Now, I don’t mean to imply that the good folk at the APS were scraping the bottom of the barrel, but they even asked if I’d like to make a presentation! So I did. The topic of my talk was ‘Collect Modern Stamps the Hard Way.’ Spoiler: the easy way is buying stamps from the post office. The Hard Way is collecting them on commercially-used covers.
Commercial covers, of course, are a concept that applies to any era of stamps, but I like to throw a bone to my fellow modern collectors. We do get sneered at a lot by the Classical types.
Most of my examples featured 70s and 80s issues from Australia, from my own collection. They’re colourful, fun, and as stamps, you can’t give them away. But on commercial cover? That’s a different story.
Collectors from around the world tuned in. My talk goes for about 40 minutes, after which there was a congenial chat among those present, with a few questions asked and advice given. You can watch the whole thing here! You’ll be watching a slideshow, with my sexy voice as narrator. Enjoy the first thirty seconds as I try to work out if people can see my screen.
The APS website has the details of all the Stamp Chats, past and forthcoming, plus the details of how to join in.
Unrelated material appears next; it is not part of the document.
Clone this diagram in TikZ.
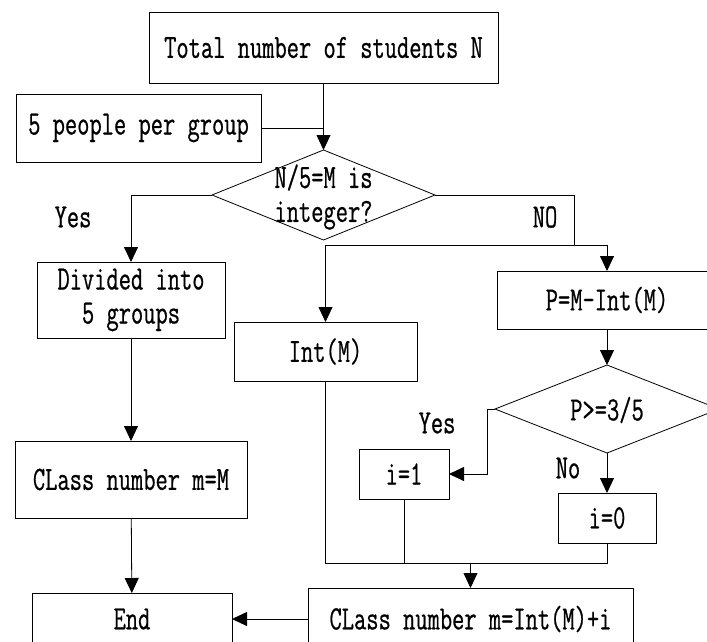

You’ll need the GoToMeeting software. There’s a link at that APS page. I had no trouble downloading it.
Every Stamp Chat is recorded and published on the APS YouTube channel, so if commercial covers (or my sense of humor) aren’t your thing, you might enjoy talks on topics including forgeries, first issues of the world, stamp art, beer revenues, postal history from all corners of the globe, and many more. I recommend an all-day marathon bingeing the back-catalogue.
Thanks to all those who joined in, and I hope to see you again when I tune in myself to watch others!